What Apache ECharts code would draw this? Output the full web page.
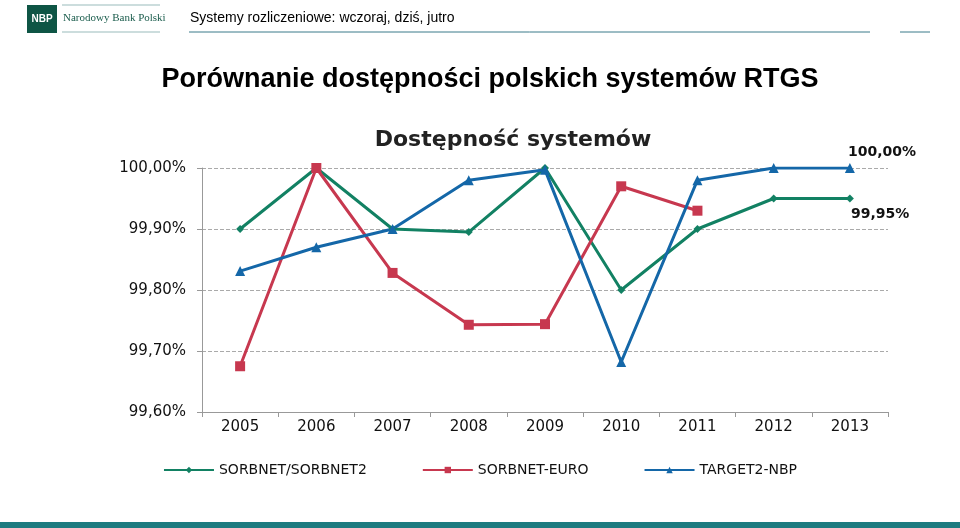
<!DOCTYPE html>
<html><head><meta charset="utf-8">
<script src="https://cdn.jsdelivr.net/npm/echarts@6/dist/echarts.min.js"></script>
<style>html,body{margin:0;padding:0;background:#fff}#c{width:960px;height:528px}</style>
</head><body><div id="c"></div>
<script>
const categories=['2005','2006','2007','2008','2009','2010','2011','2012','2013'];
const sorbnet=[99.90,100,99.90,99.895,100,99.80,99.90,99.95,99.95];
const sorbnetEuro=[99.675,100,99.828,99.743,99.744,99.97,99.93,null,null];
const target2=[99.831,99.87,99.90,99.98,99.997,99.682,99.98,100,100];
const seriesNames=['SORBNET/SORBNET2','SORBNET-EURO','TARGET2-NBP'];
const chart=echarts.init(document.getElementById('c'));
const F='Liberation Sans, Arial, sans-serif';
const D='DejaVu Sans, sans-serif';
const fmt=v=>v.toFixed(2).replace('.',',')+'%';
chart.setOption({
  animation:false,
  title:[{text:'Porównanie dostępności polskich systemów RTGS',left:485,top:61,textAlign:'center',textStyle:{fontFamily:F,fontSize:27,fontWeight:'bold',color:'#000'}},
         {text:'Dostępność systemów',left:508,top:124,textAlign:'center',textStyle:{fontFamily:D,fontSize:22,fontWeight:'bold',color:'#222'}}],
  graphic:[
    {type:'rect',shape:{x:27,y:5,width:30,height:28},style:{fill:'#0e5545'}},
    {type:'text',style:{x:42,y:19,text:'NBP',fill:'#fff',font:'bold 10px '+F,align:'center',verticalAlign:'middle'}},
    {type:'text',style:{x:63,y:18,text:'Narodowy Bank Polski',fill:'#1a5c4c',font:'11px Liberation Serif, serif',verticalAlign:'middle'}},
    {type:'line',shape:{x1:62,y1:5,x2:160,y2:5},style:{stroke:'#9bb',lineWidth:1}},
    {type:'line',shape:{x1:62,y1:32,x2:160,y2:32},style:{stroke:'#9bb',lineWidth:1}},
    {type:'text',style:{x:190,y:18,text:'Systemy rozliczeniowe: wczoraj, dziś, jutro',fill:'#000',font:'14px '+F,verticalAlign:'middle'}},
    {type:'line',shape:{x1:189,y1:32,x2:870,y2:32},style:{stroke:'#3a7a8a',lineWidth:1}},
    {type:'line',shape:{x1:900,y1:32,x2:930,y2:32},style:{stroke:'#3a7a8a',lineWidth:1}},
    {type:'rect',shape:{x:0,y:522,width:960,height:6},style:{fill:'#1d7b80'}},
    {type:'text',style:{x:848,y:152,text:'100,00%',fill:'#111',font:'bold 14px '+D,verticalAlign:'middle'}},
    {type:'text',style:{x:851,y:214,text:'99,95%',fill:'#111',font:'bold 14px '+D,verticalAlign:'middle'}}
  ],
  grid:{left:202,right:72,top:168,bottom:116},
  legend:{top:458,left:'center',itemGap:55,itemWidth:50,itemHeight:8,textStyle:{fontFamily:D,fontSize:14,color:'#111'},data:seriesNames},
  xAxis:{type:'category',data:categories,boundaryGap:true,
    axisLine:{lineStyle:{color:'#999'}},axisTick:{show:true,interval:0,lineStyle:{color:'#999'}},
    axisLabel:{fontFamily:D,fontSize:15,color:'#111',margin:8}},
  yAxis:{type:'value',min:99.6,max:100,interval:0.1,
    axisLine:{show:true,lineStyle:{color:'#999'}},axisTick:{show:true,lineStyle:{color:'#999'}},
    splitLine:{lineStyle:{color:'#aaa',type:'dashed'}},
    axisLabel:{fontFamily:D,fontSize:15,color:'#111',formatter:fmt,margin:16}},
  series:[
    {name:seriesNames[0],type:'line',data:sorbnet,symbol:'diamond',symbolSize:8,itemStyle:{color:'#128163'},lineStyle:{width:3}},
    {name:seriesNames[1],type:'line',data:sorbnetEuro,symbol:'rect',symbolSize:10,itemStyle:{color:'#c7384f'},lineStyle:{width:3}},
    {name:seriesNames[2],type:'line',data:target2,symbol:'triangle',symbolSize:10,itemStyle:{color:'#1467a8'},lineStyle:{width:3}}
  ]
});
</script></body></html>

Exercise requirements:
With the pictures left out, transcribe the material exactly.

The output:
What Apache ECharts code would draw this? Output the full web page.
<!DOCTYPE html>
<html><head><meta charset="utf-8">
<script src="https://cdn.jsdelivr.net/npm/echarts@6/dist/echarts.min.js"></script>
<style>html,body{margin:0;padding:0;background:#fff}#c{width:960px;height:528px}</style>
</head><body><div id="c"></div>
<script>
const categories=['2005','2006','2007','2008','2009','2010','2011','2012','2013'];
const sorbnet=[99.90,100,99.90,99.895,100,99.80,99.90,99.95,99.95];
const sorbnetEuro=[99.675,100,99.828,99.743,99.744,99.97,99.93,null,null];
const target2=[99.831,99.87,99.90,99.98,99.997,99.682,99.98,100,100];
const seriesNames=['SORBNET/SORBNET2','SORBNET-EURO','TARGET2-NBP'];
const chart=echarts.init(document.getElementById('c'));
const F='Liberation Sans, Arial, sans-serif';
const D='DejaVu Sans, sans-serif';
const fmt=v=>v.toFixed(2).replace('.',',')+'%';
chart.setOption({
  animation:false,
  title:[{text:'Porównanie dostępności polskich systemów RTGS',left:485,top:61,textAlign:'center',textStyle:{fontFamily:F,fontSize:27,fontWeight:'bold',color:'#000'}},
         {text:'Dostępność systemów',left:508,top:124,textAlign:'center',textStyle:{fontFamily:D,fontSize:22,fontWeight:'bold',color:'#222'}}],
  graphic:[
    {type:'rect',shape:{x:27,y:5,width:30,height:28},style:{fill:'#0e5545'}},
    {type:'text',style:{x:42,y:19,text:'NBP',fill:'#fff',font:'bold 10px '+F,align:'center',verticalAlign:'middle'}},
    {type:'text',style:{x:63,y:18,text:'Narodowy Bank Polski',fill:'#1a5c4c',font:'11px Liberation Serif, serif',verticalAlign:'middle'}},
    {type:'line',shape:{x1:62,y1:5,x2:160,y2:5},style:{stroke:'#9bb',lineWidth:1}},
    {type:'line',shape:{x1:62,y1:32,x2:160,y2:32},style:{stroke:'#9bb',lineWidth:1}},
    {type:'text',style:{x:190,y:18,text:'Systemy rozliczeniowe: wczoraj, dziś, jutro',fill:'#000',font:'14px '+F,verticalAlign:'middle'}},
    {type:'line',shape:{x1:189,y1:32,x2:870,y2:32},style:{stroke:'#3a7a8a',lineWidth:1}},
    {type:'line',shape:{x1:900,y1:32,x2:930,y2:32},style:{stroke:'#3a7a8a',lineWidth:1}},
    {type:'rect',shape:{x:0,y:522,width:960,height:6},style:{fill:'#1d7b80'}},
    {type:'text',style:{x:848,y:152,text:'100,00%',fill:'#111',font:'bold 14px '+D,verticalAlign:'middle'}},
    {type:'text',style:{x:851,y:214,text:'99,95%',fill:'#111',font:'bold 14px '+D,verticalAlign:'middle'}}
  ],
  grid:{left:202,right:72,top:168,bottom:116},
  legend:{top:458,left:'center',itemGap:55,itemWidth:50,itemHeight:8,textStyle:{fontFamily:D,fontSize:14,color:'#111'},data:seriesNames},
  xAxis:{type:'category',data:categories,boundaryGap:true,
    axisLine:{lineStyle:{color:'#999'}},axisTick:{show:true,interval:0,lineStyle:{color:'#999'}},
    axisLabel:{fontFamily:D,fontSize:15,color:'#111',margin:8}},
  yAxis:{type:'value',min:99.6,max:100,interval:0.1,
    axisLine:{show:true,lineStyle:{color:'#999'}},axisTick:{show:true,lineStyle:{color:'#999'}},
    splitLine:{lineStyle:{color:'#aaa',type:'dashed'}},
    axisLabel:{fontFamily:D,fontSize:15,color:'#111',formatter:fmt,margin:16}},
  series:[
    {name:seriesNames[0],type:'line',data:sorbnet,symbol:'diamond',symbolSize:8,itemStyle:{color:'#128163'},lineStyle:{width:3}},
    {name:seriesNames[1],type:'line',data:sorbnetEuro,symbol:'rect',symbolSize:10,itemStyle:{color:'#c7384f'},lineStyle:{width:3}},
    {name:seriesNames[2],type:'line',data:target2,symbol:'triangle',symbolSize:10,itemStyle:{color:'#1467a8'},lineStyle:{width:3}}
  ]
});
</script></body></html>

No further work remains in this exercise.